Makers of unpasteurized fruit and vegetable juices must take strict new safety steps to ensure the products aren't contaminated with salmonella or other germs, under new government regulations announced yesterday.

These steps could prevent 6,000 Americans a year from being sickened, the Food and Drug Administration said.

"We believe this will provide a very high level of [safety] assurance to consumers," said FDA food chief Joseph Levitt.

Also yesterday, the FDA issued new consumer warnings about listeria, a common food-borne germ that can kill the elderly or people with weak immune systems and can cause miscarriages even if pregnant women experience no symptoms themselves.

Unlike many other germs, listeria can grow even in properly refrigerated foods. The FDA is researching how long perishable, ready-to-eat foods can last in the refrigerator, but it warned consumers yesterday to eat such foods fairly quickly instead of keeping them for weeks.

The FDA has long urged high-risk consumers not to eat hot dogs or luncheon meats unless they're reheated until steaming, and not to eat soft cheeses such as feta, brie or Camembert. (Hard or semisoft cheeses such as mozzarella, pasteurized cheese slices, and cream or cottage cheese are okay.)

But Thursday, the agency added new foods that high-risk people shouldn't eat: Refrigerated pa^te{acute}s or meat spreads and refrigeration-required smoked seafood -- the kind often labeled "lox," "jerky," or "nova-style." Canned, non-refrigerated versions are okay, however.
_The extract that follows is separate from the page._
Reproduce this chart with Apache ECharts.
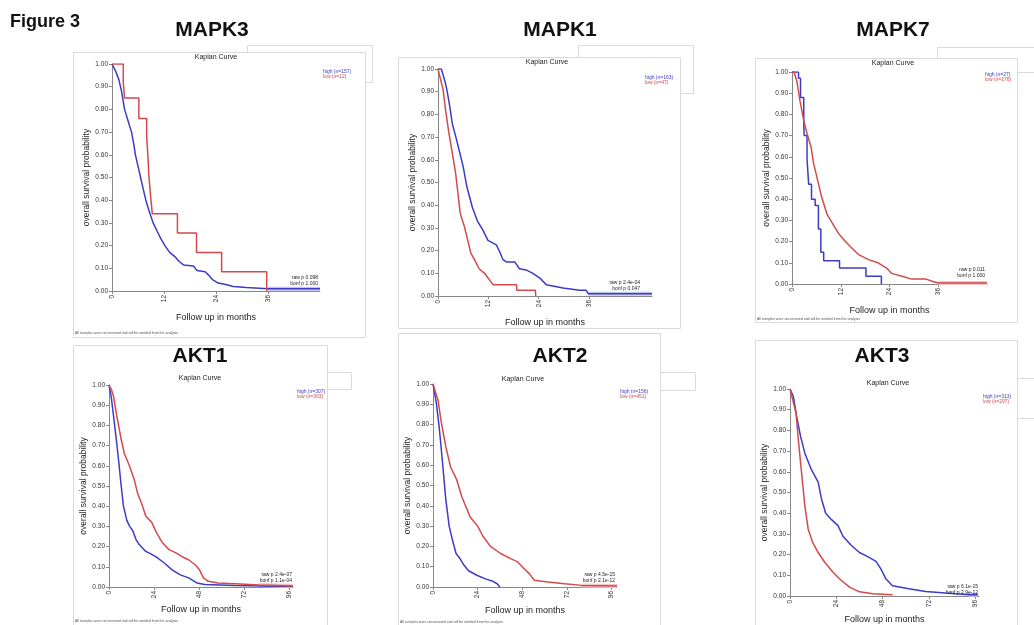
<!DOCTYPE html>
<html>
<head>
<meta charset="utf-8">
<script src="https://cdn.jsdelivr.net/npm/echarts@6/dist/echarts.min.js"></script>
<style>
  html, body { margin: 0; background: #fff; }
  #main { width: 1034px; height: 625px; }
</style>
</head>
<body>
<div id="main"></div>
<script>
// curves: [months, survival probability]
const mapk3High = [[0,1],[0.8,0.97],[1.6,0.93],[2.2,0.88],[2.9,0.80],[3.7,0.75],[4.5,0.70],[5.0,0.65],[5.4,0.60],[6.0,0.55],[6.6,0.50],[7.2,0.45],[7.8,0.40],[8.6,0.35],[9.5,0.30],[10.5,0.26],[11.3,0.23],[12.2,0.20],[13.3,0.17],[14.6,0.15],[15.5,0.13],[16.5,0.115],[18.8,0.11],[19.6,0.09],[21.5,0.085],[22.3,0.07],[23.2,0.05],[24.5,0.035],[26,0.03],[28,0.02],[31,0.015],[36,0.01],[48,0.01]];
const mapk3Low = [[0,1],[2.6,0.92],[2.9,0.85],[6.2,0.76],[8.0,0.68],[8.3,0.59],[8.5,0.51],[8.9,0.42],[9.3,0.34],[15.1,0.255],[19.5,0.17],[25.3,0.085],[35.7,0]];

const mapk1High = [[0,1],[0.8,1],[1.6,0.95],[2.1,0.91],[2.8,0.835],[3.4,0.76],[4.4,0.69],[5.2,0.63],[6.0,0.57],[6.9,0.48],[8.2,0.39],[9.4,0.33],[10.7,0.29],[11.9,0.245],[13.9,0.225],[14.7,0.195],[15.5,0.16],[16.3,0.15],[18.3,0.15],[19.4,0.12],[21,0.115],[22.6,0.10],[24.2,0.08],[25.8,0.05],[29.8,0.035],[33.7,0.025],[35.3,0.025],[35.8,0.01],[51,0.01]];
const mapk1Low = [[0,1],[0.4,0.97],[1.2,0.91],[1.8,0.82],[2.5,0.73],[3.4,0.63],[4.2,0.54],[4.8,0.445],[5.3,0.365],[6.3,0.305],[7.1,0.245],[7.8,0.19],[8.7,0.16],[9.8,0.12],[11.1,0.10],[12.3,0.07],[13.1,0.05],[18.7,0.05],[18.8,0.025],[23.2,0.025],[23.3,0]];

const mapk7High = [[0,1],[1.6,0.97],[2.1,0.88],[2.9,0.74],[3.0,0.70],[3.7,0.59],[4.1,0.47],[4.8,0.40],[5.7,0.37],[6.5,0.26],[7.1,0.15],[7.8,0.11],[11.7,0.075],[18.2,0.037],[22.0,0]];
const mapk7Low = [[0,1],[0.5,1],[1.2,0.956],[2.0,0.86],[2.9,0.77],[3.7,0.71],[4.7,0.645],[5.3,0.57],[6.3,0.49],[7.3,0.41],[8.6,0.33],[10.0,0.285],[11.4,0.24],[12.7,0.21],[14.7,0.17],[16.3,0.14],[18.8,0.115],[21.2,0.10],[23.3,0.075],[24.5,0.05],[27.3,0.035],[29.4,0.023],[33,0.023],[34.7,0.012],[36,0.005],[48,0.005]];

const akt1High = [[0,1],[1.2,0.94],[2.5,0.84],[3.9,0.73],[5.3,0.61],[6.5,0.50],[7.7,0.40],[9.5,0.33],[11,0.30],[12.6,0.28],[14.4,0.235],[16.1,0.21],[19.6,0.176],[22,0.165],[24.9,0.15],[29.3,0.12],[33.6,0.085],[38,0.06],[42.4,0.045],[46.8,0.02],[51,0.012],[67,0.007],[98,0.003]];
const akt1Low = [[0,1],[1.2,0.98],[2.5,0.94],[3.9,0.86],[5.3,0.79],[6.5,0.73],[8.2,0.66],[10.9,0.60],[13.5,0.53],[15.2,0.465],[17.9,0.40],[19.6,0.35],[22.8,0.32],[25.2,0.27],[28.4,0.22],[31.9,0.185],[35.4,0.17],[38.9,0.15],[42.4,0.135],[45.9,0.11],[48.2,0.085],[50.3,0.045],[52.9,0.028],[58,0.02],[70,0.015],[80,0.01],[98,0.005]];

const akt2High = [[0,1],[1.8,0.906],[3.3,0.79],[4.5,0.675],[5.8,0.545],[6.9,0.43],[8.7,0.30],[10.5,0.23],[12.4,0.165],[14.5,0.14],[16.7,0.107],[19.1,0.08],[23.6,0.058],[28.2,0.04],[31.8,0.03],[34.5,0.016],[36,0]];
const akt2Low = [[0,1],[2.7,0.92],[4.5,0.81],[6.9,0.69],[9.5,0.59],[12.7,0.53],[15.5,0.445],[20,0.345],[24,0.30],[26.9,0.25],[30.9,0.20],[36.4,0.165],[41.8,0.14],[45.5,0.124],[49,0.09],[51.8,0.066],[54.5,0.033],[61.8,0.025],[70.9,0.016],[80,0.008],[99,0.005]];

const akt3High = [[0,1],[1.7,0.965],[3.4,0.87],[5.5,0.77],[7.7,0.69],[11.1,0.61],[14.6,0.55],[16.3,0.47],[18.5,0.40],[21.4,0.37],[24.9,0.34],[27.4,0.29],[31.7,0.245],[36,0.21],[40.3,0.19],[44.6,0.167],[47.2,0.13],[49.7,0.083],[53.1,0.05],[61.7,0.035],[70.3,0.022],[80.6,0.014],[92.6,0.006],[97.4,0.006]];
const akt3Low = [[0,1],[3.1,0.885],[4.3,0.756],[6,0.596],[7.7,0.436],[9.4,0.324],[11.7,0.26],[14.6,0.21],[18,0.163],[22.3,0.115],[26.6,0.075],[30.9,0.043],[36,0.02],[42.9,0.011],[53.2,0.006]];

const mapkTicks = [0, 12, 24, 36];
const aktTicks = [0, 24, 48, 72, 96];

const genes = ['MAPK3', 'MAPK1', 'MAPK7', 'AKT1', 'AKT2', 'AKT3'];
const highLabels = ['high (n=157)', 'high (n=163)', 'high (n=27)', 'high (n=307)', 'high (n=156)', 'high (n=313)'];
const lowLabels = ['low (n=12)', 'low (n=47)', 'low (n=176)', 'low (n=303)', 'low (n=451)', 'low (n=297)'];
const rawP = ['raw p 0.098', 'raw p 2.4e-04', 'raw p 0.011', 'raw p 2.4e-07', 'raw p 4.5e-15', 'raw p 6.1e-15'];
const bonfP = ['bonf p 1.000', 'bonf p 0.047', 'bonf p 1.000', 'bonf p 1.1e-04', 'bonf p 2.1e-12', 'bonf p 2.9e-12'];

const FONT = '"Liberation Sans", Arial, sans-serif';
const BLUE = '#3c3cc8';
const RED = '#d44a4a';

// layout of each panel on the page
const panels = [
  { high: mapk3High, low: mapk3Low, ticks: mapkTicks, xMax: 48, lowStep: true, tail: 'high',
    grid: { left: 112, top: 64, width: 208, height: 227 }, gapX: 22,
    box: [73, 52, 292, 285], lbox: [247, 45, 125, 37], title: [212, 30], kap: [216, 57], leg: [323, 72], pv: [318, 278], foot: [75, 333] },
  { high: mapk1High, low: mapk1Low, ticks: mapkTicks, xMax: 51, tail: 'high',
    grid: { left: 438, top: 69, width: 214, height: 227 }, gapX: 22,
    box: [398, 57, 282, 271], lbox: [578, 45, 115, 48], title: [560, 30], kap: [547, 62], leg: [645, 78], pv: [640, 283], foot: null },
  { high: mapk7High, low: mapk7Low, ticks: mapkTicks, xMax: 48, highStep: true, tail: 'low',
    grid: { left: 792, top: 72, width: 195, height: 212 }, gapX: 22,
    box: [755, 58, 262, 264], lbox: [937, 47, 97, 25], title: [893, 30], kap: [893, 63], leg: [985, 75], pv: [985, 270], foot: [757, 319] },
  { high: akt1High, low: akt1Low, ticks: aktTicks, xMax: 98, tail: 'low',
    grid: { left: 109, top: 385, width: 184, height: 202 }, gapX: 18,
    box: [73, 345, 254, 280], lbox: [327, 372, 24, 17], title: [200, 356], kap: [200, 378], leg: [297, 392], pv: [292, 575], foot: [75, 621] },
  { high: akt2High, low: akt2Low, ticks: aktTicks, xMax: 99, tail: 'low',
    grid: { left: 433, top: 384, width: 184, height: 203 }, gapX: 19,
    box: [398, 333, 262, 292], lbox: [652, 372, 43, 18], title: [560, 356], kap: [523, 379], leg: [620, 392], pv: [615, 575], foot: [400, 622] },
  { high: akt3High, low: akt3Low, ticks: aktTicks, xMax: 98, tail: 'high',
    grid: { left: 790, top: 389, width: 189, height: 208 }, gapX: 19,
    box: [755, 340, 262, 285], lbox: [1017, 378, 17, 40], title: [882, 356], kap: [888, 383], leg: [983, 397], pv: [978, 587], foot: null }
];

const chart = echarts.init(document.getElementById('main'));

const grids = [], xAxes = [], yAxes = [], series = [], graphics = [];

function txt(x, y, text, font, fill, align, vAlign) {
  return {
    type: 'text', z: 10,
    style: { x: x, y: y, text: text, font: font, fill: fill || '#111',
      align: align || 'center', verticalAlign: vAlign || 'middle',
      textAlign: align || 'center', textVerticalAlign: vAlign || 'middle' }
  };
}

function rect(b, z2) {
  return {
    type: 'rect', z: -5, z2: z2,
    shape: { x: b[0] + 0.5, y: b[1] + 0.5, width: b[2], height: b[3] },
    style: { fill: '#fff', stroke: '#dadada', lineWidth: 1 }
  };
}

graphics.push(txt(10, 22, 'Figure 3', 'bold 18px ' + FONT, '#111', 'left'));

panels.forEach((p, i) => {
  grids.push(p.grid);

  xAxes.push({
    gridIndex: i, type: 'value', min: 0, max: p.xMax,
    name: 'Follow up in months', nameLocation: 'middle', nameGap: p.gapX,
    nameTextStyle: { fontSize: 9, color: '#222', fontFamily: FONT },
    axisLine: { lineStyle: { color: '#888' } },
    axisTick: { length: 3, customValues: p.ticks, lineStyle: { color: '#888' } },
    axisLabel: { customValues: p.ticks, rotate: 90, fontSize: 6.5, color: '#333', margin: 4, fontFamily: FONT },
    splitLine: { show: false }
  });

  yAxes.push({
    gridIndex: i, type: 'value', min: 0, max: 1, interval: 0.1,
    name: 'overall survival probability', nameLocation: 'middle', nameGap: 20,
    nameTextStyle: { fontSize: 8.5, color: '#222', fontFamily: FONT },
    axisLine: { show: true, lineStyle: { color: '#888' } },
    axisTick: { show: true, length: 3, lineStyle: { color: '#888' } },
    axisLabel: { formatter: v => v.toFixed(2), fontSize: 6.5, color: '#333', margin: 4, fontFamily: FONT },
    splitLine: { show: false }
  });

  // light band on the long flat tail
  const tailData = p.tail === 'high' ? p.high.slice(-2) : p.low.slice(-2);
  series.push({
    type: 'line', xAxisIndex: i, yAxisIndex: i, data: tailData, showSymbol: false, silent: true,
    lineStyle: { width: 4, color: p.tail === 'high' ? '#c4c4f2' : '#f2c4c4' }, z: 1
  });

  series.push({
    name: highLabels[i], type: 'line', xAxisIndex: i, yAxisIndex: i, data: p.high,
    showSymbol: false, step: p.highStep ? 'end' : false,
    lineStyle: { width: 1.5, color: BLUE }, itemStyle: { color: BLUE }
  });
  series.push({
    name: lowLabels[i], type: 'line', xAxisIndex: i, yAxisIndex: i, data: p.low,
    showSymbol: false, step: p.lowStep ? 'end' : false,
    lineStyle: { width: 1.5, color: RED }, itemStyle: { color: RED }
  });

  graphics.push(rect(p.lbox, 0));
  graphics.push(rect(p.box, 1));
  graphics.push(txt(p.title[0], p.title[1], genes[i], 'bold 21px ' + FONT, '#111'));
  graphics.push(txt(p.kap[0], p.kap[1], 'Kaplan Curve', '7px ' + FONT, '#222'));
  graphics.push(txt(p.leg[0], p.leg[1], highLabels[i], '5px ' + FONT, BLUE, 'left'));
  graphics.push(txt(p.leg[0], p.leg[1] + 5, lowLabels[i], '5px ' + FONT, RED, 'left'));
  graphics.push(txt(p.pv[0], p.pv[1], rawP[i], '5px ' + FONT, '#222', 'right'));
  graphics.push(txt(p.pv[0], p.pv[1] + 6, bonfP[i], '5px ' + FONT, '#222', 'right'));
  if (p.foot) {
    graphics.push(txt(p.foot[0], p.foot[1], 'All samples were uncensored and will be omitted from the analysis', '3.5px ' + FONT, '#555', 'left'));
  }
});

chart.setOption({
  backgroundColor: '#fff',
  animation: false,
  grid: grids,
  xAxis: xAxes,
  yAxis: yAxes,
  series: series,
  graphic: graphics
});
</script>
</body>
</html>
As for juice safety, the vast majority of U.S. juices already are pasteurized -- they say so on the label -- and thus pose little risk.

But a string of outbreaks prompted the FDA to warn that unpasteurized juices can be a serious risk: In 1996, unpasteurized apple juice tainted with E. coli bacteria sickened 70 people in the western United States and Canada, including a child who died. In 1999, salmonella-tainted unpasteurized orange juice sickened 423 people in 20 states. Last year, more salmonella-tainted orange juice sickened 88 people in six western states.

Under the new rules, if juice-makers don't pasteurize they must take other germ-killing steps -- ultraviolet light treatment or specially cleaning orange peel before squeezing the juice, for example. They must have a system in place to prove the juice is safe, and some companies would have to test juice before shipping it to prove there's no contamination. FDA inspectors will do spot-testing to make sure the system is working.

The U.S. Apple Association, which had worried about the impact of the rules on small juice- and cider-makers, declined to comment because officials had not read the new rules.